PROBLEM DESCRIPTION =>
Check each line of the data for "chart" and select those that have it.

DATA BLOCK =>
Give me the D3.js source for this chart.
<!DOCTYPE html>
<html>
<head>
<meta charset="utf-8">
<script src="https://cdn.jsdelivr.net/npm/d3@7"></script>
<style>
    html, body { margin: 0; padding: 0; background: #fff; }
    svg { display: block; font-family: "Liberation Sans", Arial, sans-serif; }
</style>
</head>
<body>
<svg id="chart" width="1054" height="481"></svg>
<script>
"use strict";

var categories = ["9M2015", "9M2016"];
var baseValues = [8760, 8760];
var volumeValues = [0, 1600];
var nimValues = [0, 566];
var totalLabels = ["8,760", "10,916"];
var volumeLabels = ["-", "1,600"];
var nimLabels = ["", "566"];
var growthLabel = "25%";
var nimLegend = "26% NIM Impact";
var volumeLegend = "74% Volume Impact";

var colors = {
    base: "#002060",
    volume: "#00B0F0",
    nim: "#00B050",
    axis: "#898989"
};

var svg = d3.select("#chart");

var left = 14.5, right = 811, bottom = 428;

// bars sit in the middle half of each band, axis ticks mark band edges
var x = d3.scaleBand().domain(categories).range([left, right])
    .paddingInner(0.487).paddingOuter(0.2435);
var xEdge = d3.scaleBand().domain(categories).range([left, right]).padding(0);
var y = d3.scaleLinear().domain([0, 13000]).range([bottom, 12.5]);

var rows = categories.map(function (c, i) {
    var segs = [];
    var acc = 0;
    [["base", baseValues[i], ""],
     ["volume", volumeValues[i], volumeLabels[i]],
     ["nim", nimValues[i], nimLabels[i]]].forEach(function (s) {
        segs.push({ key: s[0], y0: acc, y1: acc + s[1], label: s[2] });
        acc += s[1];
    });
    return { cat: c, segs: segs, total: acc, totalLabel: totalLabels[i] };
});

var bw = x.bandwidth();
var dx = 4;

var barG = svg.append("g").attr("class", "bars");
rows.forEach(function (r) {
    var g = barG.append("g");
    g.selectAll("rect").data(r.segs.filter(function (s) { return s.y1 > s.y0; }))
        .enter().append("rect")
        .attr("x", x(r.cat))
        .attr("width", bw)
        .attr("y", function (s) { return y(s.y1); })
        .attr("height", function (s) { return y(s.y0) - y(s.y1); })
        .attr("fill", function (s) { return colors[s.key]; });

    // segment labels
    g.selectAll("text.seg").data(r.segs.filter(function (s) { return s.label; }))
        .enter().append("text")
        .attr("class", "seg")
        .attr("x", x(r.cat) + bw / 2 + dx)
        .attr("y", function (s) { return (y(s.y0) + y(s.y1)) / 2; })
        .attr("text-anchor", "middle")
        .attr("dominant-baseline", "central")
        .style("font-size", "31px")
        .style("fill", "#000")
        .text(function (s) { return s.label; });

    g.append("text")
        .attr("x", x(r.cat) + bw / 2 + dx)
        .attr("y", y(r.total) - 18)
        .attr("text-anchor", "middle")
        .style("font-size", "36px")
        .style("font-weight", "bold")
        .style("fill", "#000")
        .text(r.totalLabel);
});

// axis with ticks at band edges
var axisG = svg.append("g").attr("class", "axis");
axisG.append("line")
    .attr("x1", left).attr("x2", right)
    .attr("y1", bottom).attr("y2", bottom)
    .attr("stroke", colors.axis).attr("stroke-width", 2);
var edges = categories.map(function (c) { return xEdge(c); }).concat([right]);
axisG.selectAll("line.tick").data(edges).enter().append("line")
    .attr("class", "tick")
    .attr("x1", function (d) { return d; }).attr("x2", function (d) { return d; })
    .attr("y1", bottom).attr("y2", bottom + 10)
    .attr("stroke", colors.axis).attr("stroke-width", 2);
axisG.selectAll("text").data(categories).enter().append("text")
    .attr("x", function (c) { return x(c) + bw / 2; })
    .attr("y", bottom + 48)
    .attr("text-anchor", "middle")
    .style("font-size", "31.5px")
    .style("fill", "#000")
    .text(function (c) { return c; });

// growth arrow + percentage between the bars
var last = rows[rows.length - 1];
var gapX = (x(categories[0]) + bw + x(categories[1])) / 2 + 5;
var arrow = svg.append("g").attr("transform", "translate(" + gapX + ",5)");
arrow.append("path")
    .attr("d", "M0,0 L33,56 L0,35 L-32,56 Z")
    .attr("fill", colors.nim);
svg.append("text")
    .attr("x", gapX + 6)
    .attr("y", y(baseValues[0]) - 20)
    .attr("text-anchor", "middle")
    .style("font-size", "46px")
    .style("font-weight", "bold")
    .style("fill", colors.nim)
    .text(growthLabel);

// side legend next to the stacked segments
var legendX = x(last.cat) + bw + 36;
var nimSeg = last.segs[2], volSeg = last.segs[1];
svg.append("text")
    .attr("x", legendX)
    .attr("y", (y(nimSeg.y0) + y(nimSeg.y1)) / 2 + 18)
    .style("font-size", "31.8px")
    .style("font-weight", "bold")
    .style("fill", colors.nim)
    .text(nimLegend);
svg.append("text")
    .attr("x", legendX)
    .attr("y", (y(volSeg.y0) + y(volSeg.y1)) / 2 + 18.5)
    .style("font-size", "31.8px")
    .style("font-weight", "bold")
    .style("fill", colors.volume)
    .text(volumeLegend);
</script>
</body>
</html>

ANSWER IN FULL =>
Give me the D3.js source for this chart.
<svg id="chart" width="1054" height="481"></svg>
var svg = d3.select("#chart");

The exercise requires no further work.